Given problem |
Your task is to repeat the lines below exactly, excluding any pictures they contain.

Supplied information |
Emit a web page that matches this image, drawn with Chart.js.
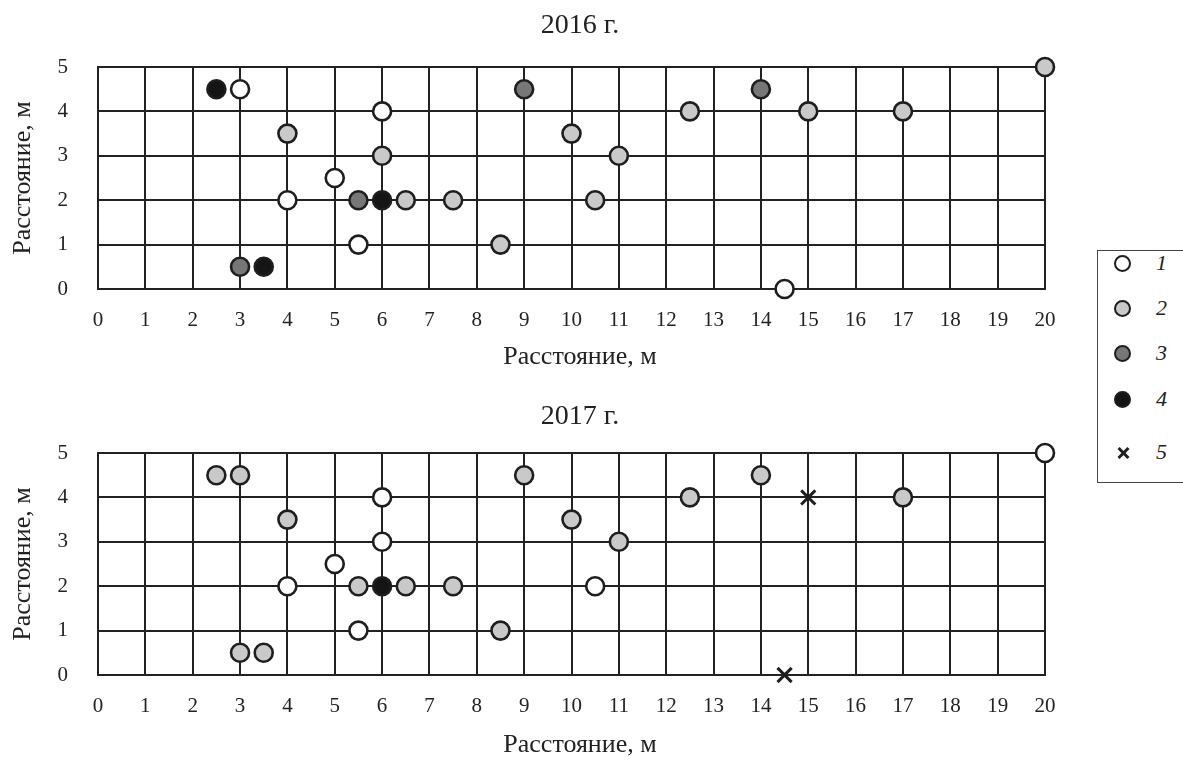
<!DOCTYPE html>
<html>
<head>
<meta charset="utf-8">
<script src="https://cdn.jsdelivr.net/npm/chart.js@4"></script>
<style>
  html, body { margin:0; padding:0; background:#fff; }
  body { width:1183px; height:764px; position:relative; overflow:hidden; font-family:"Liberation Serif", serif; }
  .wrap { position:absolute; left:0; width:1160px; }
  #legend { position:absolute; left:1097px; top:250px; width:100px; height:233px; border:1.5px solid #444; box-sizing:border-box; background:#fff; }
  .li { position:absolute; left:0; width:100%; height:20px; }
  .mk { position:absolute; left:16px; top:1px; width:17px; height:17px; border-radius:50%; box-sizing:border-box; border:2.6px solid #1e1e1e; }
  .lt { position:absolute; left:58px; top:-4px; font-style:italic; font-size:22px; color:#222; }
  .cross { position:absolute; left:17px; top:2px; width:16px; height:16px; font-size:0; }
  .cross:before, .cross:after { content:""; position:absolute; left:6.5px; top:1px; width:3px; height:14px; background:#1e1e1e; }
  .cross:before { transform:rotate(45deg); }
  .cross:after { transform:rotate(-45deg); }
</style>
</head>
<body>
<div class="wrap" style="top:0;height:375px;"><canvas id="c1"></canvas></div>
<div class="wrap" style="top:386px;height:378px;"><canvas id="c2"></canvas></div>
<div id="legend"></div>
<script>
// ---- data ----
const seriesNames = ['1', '2', '3', '4', '5'];
const xTicks = [0,1,2,3,4,5,6,7,8,9,10,11,12,13,14,15,16,17,18,19,20];
const yTicks = [0,1,2,3,4,5];

// 2016
const s2016_1 = [{x:3,y:4.5},{x:6,y:4},{x:5,y:2.5},{x:4,y:2},{x:5.5,y:1},{x:14.5,y:0}];
const s2016_2 = [{x:4,y:3.5},{x:6,y:3},{x:6.5,y:2},{x:7.5,y:2},{x:8.5,y:1},{x:10,y:3.5},{x:11,y:3},{x:10.5,y:2},{x:12.5,y:4},{x:15,y:4},{x:17,y:4},{x:20,y:5}];
const s2016_3 = [{x:9,y:4.5},{x:5.5,y:2},{x:3,y:0.5},{x:14,y:4.5}];
const s2016_4 = [{x:2.5,y:4.5},{x:6,y:2},{x:3.5,y:0.5}];
const s2016_5 = [];

// 2017
const s2017_1 = [{x:6,y:4},{x:6,y:3},{x:5,y:2.5},{x:4,y:2},{x:5.5,y:1},{x:10.5,y:2},{x:20,y:5}];
const s2017_2 = [{x:2.5,y:4.5},{x:3,y:4.5},{x:9,y:4.5},{x:4,y:3.5},{x:5.5,y:2},{x:6.5,y:2},{x:7.5,y:2},{x:8.5,y:1},{x:3,y:0.5},{x:3.5,y:0.5},{x:10,y:3.5},{x:11,y:3},{x:12.5,y:4},{x:14,y:4.5},{x:17,y:4}];
const s2017_3 = [];
const s2017_4 = [{x:6,y:2}];
const s2017_5 = [{x:15,y:4},{x:14.5,y:0}];

const titles = ['2016 г.', '2017 г.'];
const axisTitle = 'Расстояние, м';

// ---- styles ----
const fills = ['#ffffff', '#c9c9c9', '#777777', '#151515', '#1e1e1e'];
const INK = '#222222';
const FONT = '"Liberation Serif", "Times New Roman", serif';

function makeDatasets(arrs) {
  return arrs.map((d, i) => ({
    label: seriesNames[i],
    data: d,
    pointStyle: i === 4 ? 'crossRot' : 'circle',
    pointRadius: i === 4 ? 10 : 9,
    pointHoverRadius: i === 4 ? 10 : 9,
    backgroundColor: fills[i],
    borderColor: '#1e1e1e',
    pointBorderWidth: i === 4 ? 3 : 2.6,
    clip: false,
    showLine: false
  }));
}

function makeChart(id, title, arrs, cfg) {
  return new Chart(document.getElementById(id), {
    type: 'scatter',
    data: { datasets: makeDatasets(arrs) },
    options: {
      responsive: true,
      maintainAspectRatio: false,
      animation: false,
      layout: { padding: 0 },
      plugins: {
        legend: { display: false },
        tooltip: { enabled: false },
        title: {
          display: true, text: title, fullSize: true,
          color: '#222', font: { family: FONT, size: 28, weight: 'normal', lineHeight: 1.2 },
          padding: { top: cfg.tTop, bottom: 67 - cfg.tTop - 33.6 }
        },
        subtitle: {
          display: true, text: axisTitle, position: 'bottom', fullSize: true,
          color: '#222', font: { family: FONT, size: 26, weight: 'normal', lineHeight: 1.2 },
          padding: { top: 0, bottom: cfg.sBot }
        }
      },
      scales: {
        x: {
          type: 'linear', min: 0, max: 20,
          afterBuildTicks: s => { s.ticks = xTicks.map(v => ({ value: v })); },
          afterFit: s => { s.height = cfg.h - (31.2 + cfg.sBot) - 289; },
          ticks: { color: '#222', font: { family: FONT, size: 21 }, padding: 19, maxRotation: 0, autoSkip: false },
          grid: { color: INK, lineWidth: 2, drawTicks: false },
          border: { display: true, color: INK, width: 2 }
        },
        y: {
          type: 'linear', min: 0, max: 5,
          afterBuildTicks: s => { s.ticks = yTicks.map(v => ({ value: v })); },
          afterFit: s => { s.width = 98; },
          ticks: { color: '#222', font: { family: FONT, size: 21 }, padding: 30 },
          grid: { color: INK, lineWidth: 2, drawTicks: false },
          border: { display: true, color: INK, width: 2 },
          title: { display: true, text: axisTitle, color: '#222', font: { family: FONT, size: 26, lineHeight: 1.2 }, padding: { top: 7.4, bottom: 0 } }
        },
        yRight: {
          type: 'linear', position: 'right', min: 0, max: 5,
          afterFit: s => { s.width = 115; },
          ticks: { display: false },
          grid: { display: false, drawTicks: false },
          border: { display: false }
        }
      }
    }
  });
}

makeChart('c1', titles[0], [s2016_1, s2016_2, s2016_3, s2016_4, s2016_5], { tTop: 9, sBot: 2, h: 375 });
makeChart('c2', titles[1], [s2017_1, s2017_2, s2017_3, s2017_4, s2017_5], { tTop: 14, sBot: 3.4, h: 378 });

// ---- legend ----
const legendY = [13, 58, 103, 149, 202];
const leg = document.getElementById('legend');
seriesNames.forEach((n, i) => {
  const li = document.createElement('div');
  li.className = 'li';
  li.style.top = (legendY[i] - 10) + 'px';
  const mk = document.createElement('div');
  if (i === 4) { mk.className = 'cross'; }
  else { mk.className = 'mk'; mk.style.background = fills[i]; }
  const t = document.createElement('div');
  t.className = 'lt';
  t.textContent = n;
  li.appendChild(mk); li.appendChild(t);
  leg.appendChild(li);
});
</script>
</body>
</html>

Answer to this task |
Emit a web page that matches this image, drawn with Chart.js.
<!DOCTYPE html>
<html>
<head>
<meta charset="utf-8">
<script src="https://cdn.jsdelivr.net/npm/chart.js@4"></script>
<style>
  html, body { margin:0; padding:0; background:#fff; }
  body { width:1183px; height:764px; position:relative; overflow:hidden; font-family:"Liberation Serif", serif; }
  .wrap { position:absolute; left:0; width:1160px; }
  #legend { position:absolute; left:1097px; top:250px; width:100px; height:233px; border:1.5px solid #444; box-sizing:border-box; background:#fff; }
  .li { position:absolute; left:0; width:100%; height:20px; }
  .mk { position:absolute; left:16px; top:1px; width:17px; height:17px; border-radius:50%; box-sizing:border-box; border:2.6px solid #1e1e1e; }
  .lt { position:absolute; left:58px; top:-4px; font-style:italic; font-size:22px; color:#222; }
  .cross { position:absolute; left:17px; top:2px; width:16px; height:16px; font-size:0; }
  .cross:before, .cross:after { content:""; position:absolute; left:6.5px; top:1px; width:3px; height:14px; background:#1e1e1e; }
  .cross:before { transform:rotate(45deg); }
  .cross:after { transform:rotate(-45deg); }
</style>
</head>
<body>
<div class="wrap" style="top:0;height:375px;"><canvas id="c1"></canvas></div>
<div class="wrap" style="top:386px;height:378px;"><canvas id="c2"></canvas></div>
<div id="legend"></div>
<script>
// ---- data ----
const seriesNames = ['1', '2', '3', '4', '5'];
const xTicks = [0,1,2,3,4,5,6,7,8,9,10,11,12,13,14,15,16,17,18,19,20];
const yTicks = [0,1,2,3,4,5];

// 2016
const s2016_1 = [{x:3,y:4.5},{x:6,y:4},{x:5,y:2.5},{x:4,y:2},{x:5.5,y:1},{x:14.5,y:0}];
const s2016_2 = [{x:4,y:3.5},{x:6,y:3},{x:6.5,y:2},{x:7.5,y:2},{x:8.5,y:1},{x:10,y:3.5},{x:11,y:3},{x:10.5,y:2},{x:12.5,y:4},{x:15,y:4},{x:17,y:4},{x:20,y:5}];
const s2016_3 = [{x:9,y:4.5},{x:5.5,y:2},{x:3,y:0.5},{x:14,y:4.5}];
const s2016_4 = [{x:2.5,y:4.5},{x:6,y:2},{x:3.5,y:0.5}];
const s2016_5 = [];

// 2017
const s2017_1 = [{x:6,y:4},{x:6,y:3},{x:5,y:2.5},{x:4,y:2},{x:5.5,y:1},{x:10.5,y:2},{x:20,y:5}];
const s2017_2 = [{x:2.5,y:4.5},{x:3,y:4.5},{x:9,y:4.5},{x:4,y:3.5},{x:5.5,y:2},{x:6.5,y:2},{x:7.5,y:2},{x:8.5,y:1},{x:3,y:0.5},{x:3.5,y:0.5},{x:10,y:3.5},{x:11,y:3},{x:12.5,y:4},{x:14,y:4.5},{x:17,y:4}];
const s2017_3 = [];
const s2017_4 = [{x:6,y:2}];
const s2017_5 = [{x:15,y:4},{x:14.5,y:0}];

const titles = ['2016 г.', '2017 г.'];
const axisTitle = 'Расстояние, м';

// ---- styles ----
const fills = ['#ffffff', '#c9c9c9', '#777777', '#151515', '#1e1e1e'];
const INK = '#222222';
const FONT = '"Liberation Serif", "Times New Roman", serif';

function makeDatasets(arrs) {
  return arrs.map((d, i) => ({
    label: seriesNames[i],
    data: d,
    pointStyle: i === 4 ? 'crossRot' : 'circle',
    pointRadius: i === 4 ? 10 : 9,
    pointHoverRadius: i === 4 ? 10 : 9,
    backgroundColor: fills[i],
    borderColor: '#1e1e1e',
    pointBorderWidth: i === 4 ? 3 : 2.6,
    clip: false,
    showLine: false
  }));
}

function makeChart(id, title, arrs, cfg) {
  return new Chart(document.getElementById(id), {
    type: 'scatter',
    data: { datasets: makeDatasets(arrs) },
    options: {
      responsive: true,
      maintainAspectRatio: false,
      animation: false,
      layout: { padding: 0 },
      plugins: {
        legend: { display: false },
        tooltip: { enabled: false },
        title: {
          display: true, text: title, fullSize: true,
          color: '#222', font: { family: FONT, size: 28, weight: 'normal', lineHeight: 1.2 },
          padding: { top: cfg.tTop, bottom: 67 - cfg.tTop - 33.6 }
        },
        subtitle: {
          display: true, text: axisTitle, position: 'bottom', fullSize: true,
          color: '#222', font: { family: FONT, size: 26, weight: 'normal', lineHeight: 1.2 },
          padding: { top: 0, bottom: cfg.sBot }
        }
      },
      scales: {
        x: {
          type: 'linear', min: 0, max: 20,
          afterBuildTicks: s => { s.ticks = xTicks.map(v => ({ value: v })); },
          afterFit: s => { s.height = cfg.h - (31.2 + cfg.sBot) - 289; },
          ticks: { color: '#222', font: { family: FONT, size: 21 }, padding: 19, maxRotation: 0, autoSkip: false },
          grid: { color: INK, lineWidth: 2, drawTicks: false },
          border: { display: true, color: INK, width: 2 }
        },
        y: {
          type: 'linear', min: 0, max: 5,
          afterBuildTicks: s => { s.ticks = yTicks.map(v => ({ value: v })); },
          afterFit: s => { s.width = 98; },
          ticks: { color: '#222', font: { family: FONT, size: 21 }, padding: 30 },
          grid: { color: INK, lineWidth: 2, drawTicks: false },
          border: { display: true, color: INK, width: 2 },
          title: { display: true, text: axisTitle, color: '#222', font: { family: FONT, size: 26, lineHeight: 1.2 }, padding: { top: 7.4, bottom: 0 } }
        },
        yRight: {
          type: 'linear', position: 'right', min: 0, max: 5,
          afterFit: s => { s.width = 115; },
          ticks: { display: false },
          grid: { display: false, drawTicks: false },
          border: { display: false }
        }
      }
    }
  });
}

makeChart('c1', titles[0], [s2016_1, s2016_2, s2016_3, s2016_4, s2016_5], { tTop: 9, sBot: 2, h: 375 });
makeChart('c2', titles[1], [s2017_1, s2017_2, s2017_3, s2017_4, s2017_5], { tTop: 14, sBot: 3.4, h: 378 });

// ---- legend ----
const legendY = [13, 58, 103, 149, 202];
const leg = document.getElementById('legend');
seriesNames.forEach((n, i) => {
  const li = document.createElement('div');
  li.className = 'li';
  li.style.top = (legendY[i] - 10) + 'px';
  const mk = document.createElement('div');
  if (i === 4) { mk.className = 'cross'; }
  else { mk.className = 'mk'; mk.style.background = fills[i]; }
  const t = document.createElement('div');
  t.className = 'lt';
  t.textContent = n;
  li.appendChild(mk); li.appendChild(t);
  leg.appendChild(li);
});
</script>
</body>
</html>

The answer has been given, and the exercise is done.